Academic background
- Alma mater: University of Michigan (PhD), 1976; (BA), 1968

Academic work
- Discipline: Labor Economics Public Finance
- Institutions: Howard University United States Sentencing Commission National Research Council University of the District of Columbia Office of Economic Opportunity

= Charles L. Betsey =

Professor of economics

Charles L. Betsey is an American economist who is professor emeritus of Economics and Former Interim Dean of the Graduate School at Howard University. He is a former president of the National Economic Association.

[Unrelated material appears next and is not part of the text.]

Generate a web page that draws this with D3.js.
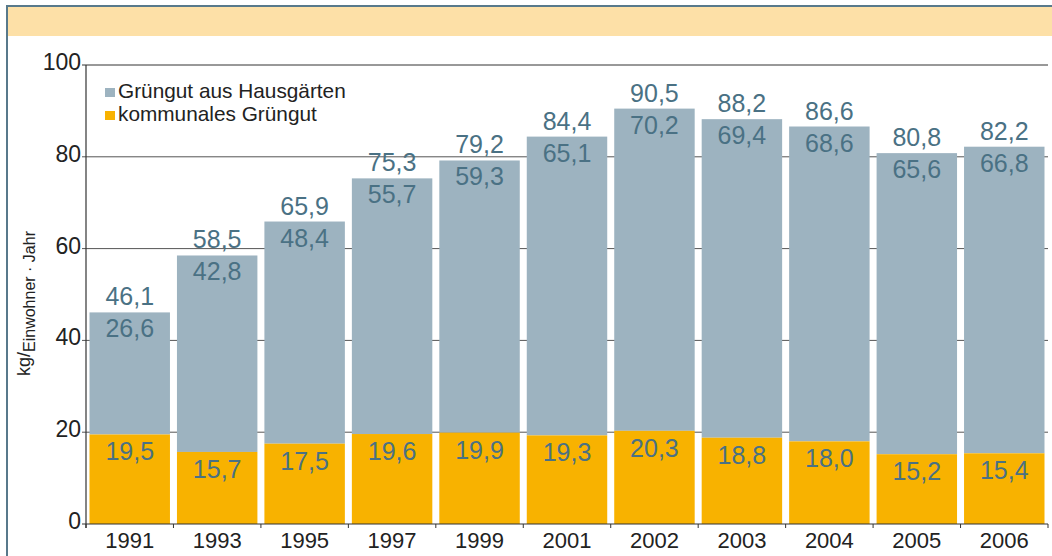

== Education and early life ==

Betsey graduated from the University of Michigan in 1968 with an A.B. in Economics and Spanish Literature and a PhD in economics in 1976.

== Career ==
Betsey worked as an economist for several U.S. government agencies, including the Equal Employment Opportunity Commission, the United States Department of Labor, and the Congressional Budget Office. He has taught at the University of the District of Columbia, and from 1990 until his retirement, at Howard University. He is a member of the National Academy of Social Insurance.

=== Selected publications ===

- Betsey, Charles L., ed. Historically black colleges and universities. Vol. 1. Transaction Publishers, 2011.
- Moore, Kristin A., Margaret C. Simms, and Charles L. Betsey. Choice and circumstance: Racial differences in adolescent sexuality and fertility. Transaction Publishers, 1986.
- Betsey, Charles L., and Bruce H. Dunson. "Federal minimum wage laws and the employment of minority youth." The American Economic Review 71, no. 2 (1981): 379–384.
- Betsey, Charles L. "Faculty research productivity: Institutional and personal determinants of faculty publications." The Review of Black Political Economy 34, no. 1-2 (2007): 53–85.
- Betsey, Charles L. "Differences in unemployment experience between blacks and whites." The American Economic Review 68, no. 2 (1978): 192–197.